Victorletzelter/code-rMCL

Folders and files

NameName
Last commit message
Last commit date

Latest commit

 

History

5 Commits
 
 
 
 
 
 
 
 
 
 
 
 

Repository files navigation

code-rMCL

Code for associated with the NeurIPS23 publication Resilient Multiple Choice Learning: A learned scoring scheme with application to audio scene analysis. Check out the Arxiv and NeurIPS page.

Abstract

We introduce Resilient Multiple Choice Learning (rMCL), an extension of the MCL approach for conditional distribution estimation in regression settings where multiple targets may be sampled for each training input. Multiple Choice Learning is a simple framework to tackle multimodal density estimation, using the Winner-Takes-All (WTA) loss for a set of hypotheses. In regression settings, the existing MCL variants focus on merging the hypotheses, thereby eventually sacrificing the diversity of the predictions. In contrast, our method relies on a novel learned scoring scheme underpinned by a mathematical framework based on Voronoi tessellations of the output space, from which we can derive a probabilistic interpretation.

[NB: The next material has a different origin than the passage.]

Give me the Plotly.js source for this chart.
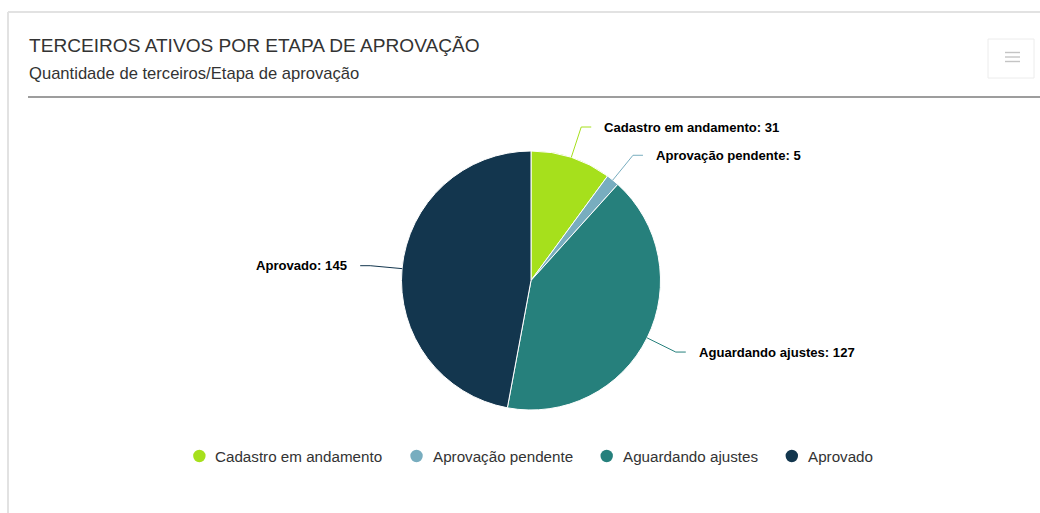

After empirically validating rMCL with experiments on synthetic data, we further assess its merits on the sound source localization problem, demonstrating its practical usefulness and the relevance of its interpretation.


The file structure is organized as follows:

.
├── README.md
└── toy-rMCL # Toy example experiments.
    └── ...
└── audio-rMCL # Audio experiments.
    └── ...
└── images # Folder with gifs and images
    └── ...
...

How to create your own rMCL model ?

For any machine learning task for which the distribution $p(\boldsymbol{y}|\boldsymbol{x})$ of the output $\boldsymbol{y} \in \mathcal{Y}$ to be predicted given the input $\boldsymbol{x} \in \mathcal{X}$ may be multimodal, the proposed rMCL model with its associated training scheme can be helpful.

Turning your model into a Multi-hypothesis rMCL-version involves the following steps.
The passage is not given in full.